I have to tame my mind before I get too frustrated, count to one, two, three, four, five, six, seven, eight, nine and ten. I must say you’re a really extraordinary actor. Almost everyone bought your fake kindness. Your unreal help, at the end you didn’t wanted to be the bad guy that won’t cease you from putting the blame on others. You created a behavior in the people around you, and mediocrity is your trademark. I know the truth, and I know I did the right thing, you may disagree but I don’t care what you or other people think. I won’t put at risk my values for someone greedy.

Why does everybody love you? They don’t know enough about you. Do they know the truth? Do they know it was your fault? What bothers me is that you made me the snake, turns out I’m the bad guy, the backstabber, you manipulated the people around you to trash my person. I’m not sorry for speaking the truth. What’s sad is that the people I love will protect you no matter the cost when you’re not worth a dime. But I see you, you were expecting this. Karma is a bitch.

Did you think I wouldn’t hear all the things you said about me? It’s for that exact reason, why we can’t have nice things! Because you break them. I’m relieved with my conscience, I’m in good terms with myself, which is what matters the most. Here’s to my real friends; they don’t care about what you said, I said. Maybe I did something bad but then, why does it feel so good?

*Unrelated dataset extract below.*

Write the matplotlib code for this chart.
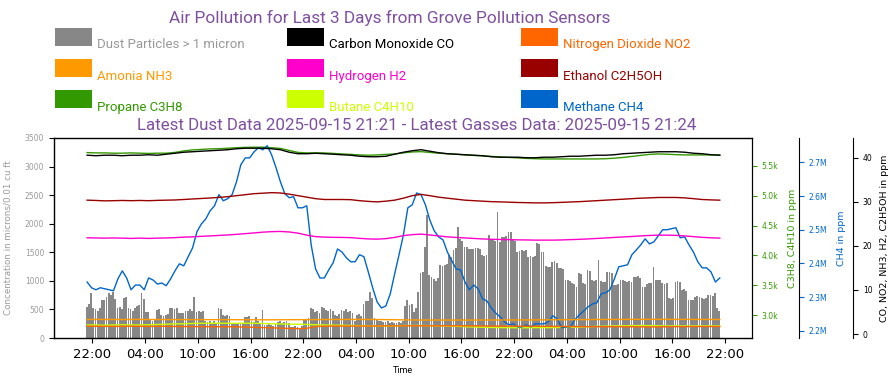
import matplotlib
matplotlib.use('Agg')
import matplotlib.pyplot as plt
import matplotlib.dates as mdates
from matplotlib.ticker import FuncFormatter, MultipleLocator
from matplotlib.patches import Patch, Rectangle
from matplotlib.legend_handler import HandlerPatch
import pandas as pd

# ---- data ----
dust = [550, 600, 780, 520, 500, 480, 520, 660, 660, 720, 780, 760,
        810, 690, 520, 540, 500, 700, 720, 520, 500, 480, 520, 560,
        580, 790, 690, 460, 450, 320, 300, 330, 490, 500, 400, 380,
        400, 420, 520, 530, 500, 520, 430, 440, 430, 480, 470, 500,
        480, 720, 460, 470, 450, 470, 290, 280, 300, 270, 290, 260,
        520, 500, 410, 390, 400, 380, 260, 250, 250, 240, 260, 270,
        370, 360, 380, 290, 280, 370, 290, 270, 490, 230, 220, 240,
        230, 210, 250, 280, 290, 270, 280, 300, 260, 200, 190, 210,
        200, 180, 210, 340, 330, 350, 520, 500, 460, 470, 440, 540,
        530, 490, 480, 500, 480, 400, 390, 420, 490, 480, 500, 460,
        470, 440, 300, 400, 420, 380, 600, 640, 650, 810, 700, 350,
        340, 300, 290, 280, 285, 300, 270, 275, 270, 265, 280, 260,
        300, 560, 660, 580, 600, 450, 520, 800, 1130, 1150, 1600, 2150,
        1100, 1060, 1040, 1000, 1050, 1280, 1260, 1270, 1300, 1450, 1420, 1540,
        1580, 1950, 1740, 1700, 1600, 1590, 1560, 1550, 1560, 1580, 1570, 1560,
        1450, 1430, 1460, 1800, 1710, 1720, 1700, 2210, 1680, 1770, 1760, 1780,
        1860, 1850, 1710, 1700, 1510, 1530, 1540, 1520, 1540, 1420, 1430, 1410,
        1440, 1655, 1640, 1510, 1500, 1260, 1250, 1240, 1330, 1340, 1320, 1220,
        1230, 1200, 1020, 1010, 1000, 960, 950, 900, 1130, 1120, 960, 940,
        1190, 1180, 1010, 1000, 1020, 1365, 990, 980, 985, 1160, 1150, 1140,
        930, 920, 940, 1010, 1020, 1000, 985, 990, 980, 1070, 1060, 1080,
        1050, 900, 890, 950, 955, 960, 1250, 1010, 1020, 1010, 960, 950,
        955, 700, 690, 695, 985, 990, 980, 840, 850, 830, 670, 660,
        665, 720, 730, 710, 700, 690, 695, 750, 760, 740, 780, 520,
        480]

co = [40.59, 40.48, 40.59, 40.59, 40.48, 40.59, 40.59, 40.70, 40.59, 40.82,
      41.04, 41.27, 41.38, 41.50, 41.61, 41.72, 41.84, 42.06, 42.18, 42.18,
      42.18, 42.06, 41.84, 41.27, 40.93, 40.93, 41.04, 40.93, 40.82, 40.70,
      40.59, 40.36, 40.25, 40.25, 40.36, 40.82, 41.27, 41.61, 41.84, 41.50,
      41.16, 40.93, 40.82, 40.70, 40.59, 40.48, 40.25, 40.14, 40.14, 40.14,
      40.02, 40.02, 40.14, 40.14, 40.25, 40.36, 40.36, 40.48, 40.59, 40.59,
      40.70, 40.93, 41.04, 41.16, 41.27, 41.38, 41.38, 41.38, 41.27, 41.04,
      40.93, 40.70, 40.59]

no2 = [1.77, 1.75, 1.75, 1.72, 1.75, 1.77, 1.75, 1.72, 1.75, 1.75,
       1.72, 1.70, 1.70, 1.68, 1.68, 1.66, 1.66, 1.63, 1.59, 1.52,
       1.45, 1.41, 1.34, 1.27, 1.22, 1.29, 1.70, 1.77, 1.81, 1.81,
       1.81, 1.81, 1.81, 1.84, 1.86, 1.86, 1.86, 1.88, 1.88, 1.88,
       1.88, 1.88, 1.88, 1.86, 1.86, 1.84, 1.81, 1.81, 1.81, 1.79,
       1.77, 1.77, 1.75, 1.72, 1.72, 1.70, 1.70, 1.68, 1.68, 1.66,
       1.66, 1.66, 1.66, 1.63, 1.63, 1.63, 1.66, 1.68, 1.68, 1.70,
       1.70, 1.70, 1.70]

nh3 = [3.30, 3.31, 3.30, 3.30, 3.29, 3.30, 3.31, 3.30, 3.29, 3.29,
       3.28, 3.28, 3.27, 3.27, 3.26, 3.26, 3.25, 3.25, 3.24, 3.24,
       3.23, 3.23, 3.24, 3.25, 3.26, 3.27, 3.28, 3.29, 3.30, 3.30,
       3.31, 3.31, 3.30, 3.29, 3.27, 3.25, 3.22, 3.20, 3.19, 3.18,
       3.18, 3.17, 3.17, 3.17, 3.18, 3.18, 3.19, 3.19, 3.20, 3.20,
       3.21, 3.22, 3.23, 3.24, 3.25, 3.26, 3.27, 3.28, 3.29, 3.30,
       3.31, 3.31, 3.32, 3.32, 3.33, 3.33, 3.33, 3.32, 3.32, 3.31,
       3.31, 3.30, 3.30]

h2 = [21.84, 21.81, 21.77, 21.81, 21.77, 21.70, 21.77, 21.70, 21.77, 21.81,
      21.88, 22.00, 22.06, 22.18, 22.27, 22.38, 22.49, 22.63, 22.79, 22.95,
      23.13, 23.24, 23.29, 23.17, 22.90, 22.45, 22.11, 22.00, 21.95, 21.93,
      21.88, 21.72, 21.59, 21.54, 21.66, 21.93, 22.34, 22.56, 22.68, 22.49,
      22.27, 22.06, 21.93, 21.81, 21.70, 21.59, 21.50, 21.47, 21.43, 21.38,
      21.36, 21.32, 21.32, 21.32, 21.36, 21.43, 21.50, 21.59, 21.70, 21.81,
      21.93, 22.04, 22.15, 22.27, 22.38, 22.45, 22.45, 22.40, 22.27, 22.11,
      21.95, 21.84, 21.77]

ethanol = [30.39, 30.32, 30.23, 30.27, 30.32, 30.27, 30.32, 30.27, 30.34, 30.39,
           30.43, 30.54, 30.66, 30.77, 30.88, 31.02, 31.18, 31.41, 31.63, 31.86,
           31.97, 32.09, 32.02, 31.75, 31.41, 31.07, 30.73, 30.54, 30.54, 30.54,
           30.50, 30.27, 30.11, 30.00, 30.16, 30.39, 30.84, 31.41, 31.70, 31.41,
           31.07, 30.84, 30.61, 30.39, 30.27, 30.16, 30.05, 30.00, 29.93, 29.86,
           29.82, 29.77, 29.77, 29.82, 29.89, 29.98, 30.05, 30.16, 30.27, 30.39,
           30.50, 30.61, 30.73, 30.84, 30.91, 31.00, 31.00, 31.00, 30.91, 30.73,
           30.54, 30.45, 30.39]

propane = [5719, 5714, 5714, 5709, 5709, 5714, 5709, 5705, 5709, 5709,
           5722, 5747, 5764, 5772, 5781, 5784, 5792, 5801, 5806, 5809,
           5809, 5801, 5789, 5755, 5722, 5714, 5714, 5714, 5705, 5697,
           5689, 5680, 5675, 5680, 5689, 5697, 5714, 5730, 5735, 5722,
           5709, 5700, 5692, 5680, 5672, 5663, 5655, 5647, 5638, 5630,
           5622, 5617, 5613, 5613, 5613, 5613, 5613, 5613, 5613, 5617,
           5625, 5638, 5655, 5672, 5689, 5697, 5692, 5685, 5680, 5680,
           5680, 5680, 5680]

butane = [2838, 2838, 2833, 2838, 2841, 2838, 2838, 2841, 2846, 2850,
          2855, 2858, 2863, 2866, 2866, 2868, 2866, 2866, 2868, 2866,
          2863, 2858, 2855, 2851, 2850, 2846, 2841, 2838, 2834, 2833,
          2829, 2826, 2824, 2821, 2821, 2824, 2828, 2829, 2829, 2826,
          2824, 2821, 2816, 2809, 2804, 2799, 2796, 2793, 2793, 2791,
          2791, 2793, 2793, 2793, 2796, 2799, 2804, 2809, 2814, 2818,
          2821, 2824, 2826, 2828, 2826, 2824, 2821, 2821, 2821, 2821,
          2821, 2821, 2821]

# methane in millions of ppm, every 30 minutes
methane = [2.345, 2.328, 2.322, 2.328, 2.325, 2.322, 2.319, 2.354, 2.378, 2.357,
           2.322, 2.336, 2.336, 2.322, 2.357, 2.351, 2.339, 2.342, 2.334, 2.354,
           2.378, 2.399, 2.393, 2.420, 2.446, 2.494, 2.517, 2.532, 2.556, 2.571,
           2.604, 2.586, 2.592, 2.604, 2.642, 2.693, 2.713, 2.713, 2.731, 2.743,
           2.737, 2.749, 2.722, 2.684, 2.642, 2.607, 2.595, 2.598, 2.565, 2.565,
           2.571, 2.455, 2.384, 2.357, 2.357, 2.381, 2.402, 2.443, 2.434, 2.417,
           2.405, 2.405, 2.426, 2.420, 2.375, 2.328, 2.286, 2.268, 2.274, 2.310,
           2.369, 2.426, 2.485, 2.565, 2.574, 2.609, 2.604, 2.574, 2.529, 2.497,
           2.479, 2.470, 2.434, 2.408, 2.384, 2.381, 2.345, 2.322, 2.336, 2.325,
           2.295, 2.289, 2.268, 2.253, 2.242, 2.227, 2.218, 2.221, 2.212, 2.212,
           2.218, 2.212, 2.221, 2.221, 2.221, 2.227, 2.245, 2.236, 2.209, 2.212,
           2.212, 2.233, 2.247, 2.259, 2.271, 2.280, 2.283, 2.310, 2.313, 2.322,
           2.354, 2.390, 2.393, 2.396, 2.426, 2.440, 2.455, 2.473, 2.458, 2.464,
           2.482, 2.500, 2.500, 2.503, 2.506, 2.476, 2.479, 2.455, 2.434, 2.405,
           2.387, 2.387, 2.375, 2.345, 2.357]

dust_times = pd.date_range('2025-09-12 21:21', periods=289, freq='15min')
gas_times = pd.date_range('2025-09-12 21:24', periods=73, freq='1h')
ch4_times = pd.date_range('2025-09-12 21:24', periods=145, freq='30min')

purple = '#7f4fa0'
c_dust = '#878787'
c_co = '#000000'
c_no2 = '#ff6600'
c_nh3 = '#ff9900'
c_h2 = '#ff00cc'
c_eth = '#990000'
c_c3 = '#339900'
c_c4 = '#ccff00'
c_ch4 = '#0066cc'

W, H = 896, 385
fig = plt.figure(figsize=(W / 100, H / 100), dpi=100)
ax = fig.add_axes([54 / W, 47 / H, 698 / W, 200 / H])

ax.bar(dust_times, dust, width=0.0085, color=c_dust, linewidth=0)
ax.set_ylim(0, 3500)
ax.yaxis.set_major_locator(MultipleLocator(500))
ax.tick_params(axis='y', labelsize=5.5, labelcolor='#999999')
ax.set_ylabel('Concentration in microns/0.01 cu ft', fontsize=6.3, color='#999999')
ax.yaxis.set_label_coords(-0.06, 0.5)
ax.set_xlim(pd.Timestamp('2025-09-12 17:38'), pd.Timestamp('2025-09-16 01:04'))
ax.xaxis.set_major_locator(mdates.HourLocator(byhour=[4, 10, 16, 22]))
ax.xaxis.set_major_formatter(mdates.DateFormatter('%H:%M'))
ax.tick_params(axis='x', labelsize=9.5)
ax.set_xlabel('Time', fontsize=6.5, family='Roboto')

# propane / butane axis
ax1 = ax.twinx()
ax1.plot(gas_times, propane, color=c_c3, lw=1)
ax1.plot(gas_times, butane, color=c_c4, lw=1)
ax1.set_ylim(2620, 5963)
ax1.yaxis.set_major_locator(MultipleLocator(500))
ax1.yaxis.set_major_formatter(FuncFormatter(lambda v, p: f'{v / 1000:.1f}k'))
ax1.tick_params(axis='y', labelsize=5.5, colors=c_c3)
ax1.set_ylabel('C3H8, C4H10 in ppm', fontsize=6.8, color=c_c3)
ax1.yaxis.set_label_coords(1.051, 0.5)

# methane axis
ax2 = ax.twinx()
ax2.spines['right'].set_position(('axes', 1.0673))
ax2.plot(ch4_times, methane, color=c_ch4, lw=1)
ax2.set_ylim(2.179, 2.772)
ax2.yaxis.set_major_locator(MultipleLocator(0.1))
ax2.yaxis.set_major_formatter(FuncFormatter(lambda v, p: f'{v:.1f}M'))
ax2.tick_params(axis='y', labelsize=5.5, colors=c_ch4)
ax2.set_ylabel('CH4 in ppm', fontsize=6.8, color=c_ch4)
ax2.yaxis.set_label_coords(1.1213, 0.5)

# other gases axis
ax3 = ax.twinx()
ax3.spines['right'].set_position(('axes', 1.1447))
ax3.plot(gas_times, co, color=c_co, lw=1)
ax3.plot(gas_times, ethanol, color=c_eth, lw=1)
ax3.plot(gas_times, h2, color=c_h2, lw=1)
ax3.plot(gas_times, nh3, color=c_nh3, lw=1)
ax3.plot(gas_times, no2, color=c_no2, lw=1)
ax3.set_ylim(-0.9, 44.5)
ax3.yaxis.set_major_locator(MultipleLocator(10))
ax3.tick_params(axis='y', labelsize=5.5)
ax3.set_ylabel('CO, NO2, NH3, H2, C2H5OH in ppm', fontsize=6.8)
ax3.yaxis.set_label_coords(1.1834, 0.5)

fig.text(390 / W, 1 - 18 / H, 'Air Pollution for Last 3 Days from Grove Pollution Sensors',
         ha='center', va='center', fontsize=12.4, color=purple, family='Roboto')
fig.text(417 / W, 1 - 125 / H,
         'Latest Dust Data 2025-09-15 21:21 - Latest Gasses Data: 2025-09-15 21:24',
         ha='center', va='center', fontsize=12.2, color=purple, family='Roboto')


# swatch sits a little above the text baseline, text hangs below it
def top_swatch(legend, orig_handle, xdescent, ydescent, width, height, fontsize):
    return Rectangle((-xdescent, 2.0), width, 13.0)


columns = [
    (55, [('Dust Particles > 1 micron', c_dust, '#999999'),
          ('Amonia NH3', c_nh3, c_nh3),
          ('Propane C3H8', c_c3, c_c3)]),
    (287, [('Carbon Monoxide CO', c_co, c_co),
           ('Hydrogen H2', c_h2, c_h2),
           ('Butane C4H10', c_c4, c_c4)]),
    (521, [('Nitrogen Dioxide NO2', c_no2, c_no2),
           ('Ethanol C2H5OH', c_eth, c_eth),
           ('Methane CH4', c_ch4, c_ch4)]),
]
for x0, entries in columns:
    handles = [Patch(facecolor=fc, edgecolor='none', label=lab) for lab, fc, tc in entries]
    leg = fig.legend(handles=handles, loc='upper left',
                     bbox_to_anchor=(x0 / W, 1 - 38 / H), bbox_transform=fig.transFigure,
                     frameon=False, borderpad=0, borderaxespad=0,
                     handlelength=2.8, handleheight=1.0, labelspacing=1.36,
                     handletextpad=0.4, prop={'family': 'Roboto', 'size': 9.5},
                     handler_map={Patch: HandlerPatch(patch_func=top_swatch)})
    for t, (lab, fc, tc) in zip(leg.get_texts(), entries):
        t.set_color(tc)

fig.savefig('out.png', dpi=100)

Only a few know the whole story, only a few know the truth and the people who really matter know. I won’t keep going around my head trying to figure out why. I’m done, super funny because I’m not the only friend you’ve neglected lately, if only you weren’t so shady. Gotta keep an eye on you. Don’t expect any sympathy, keep brainwashing people’s mind. Soon or later they’ll have to accept the harsh reality. Wonderland has closed and anyone else is shit but you were lit. Truth is you were never in control. Sorry I ain’t sorry. You’re not the first person; there’s been many others and you won’t be the last. Just another lesson, one that’ll keep. Take care and hope you’ll learn from it too.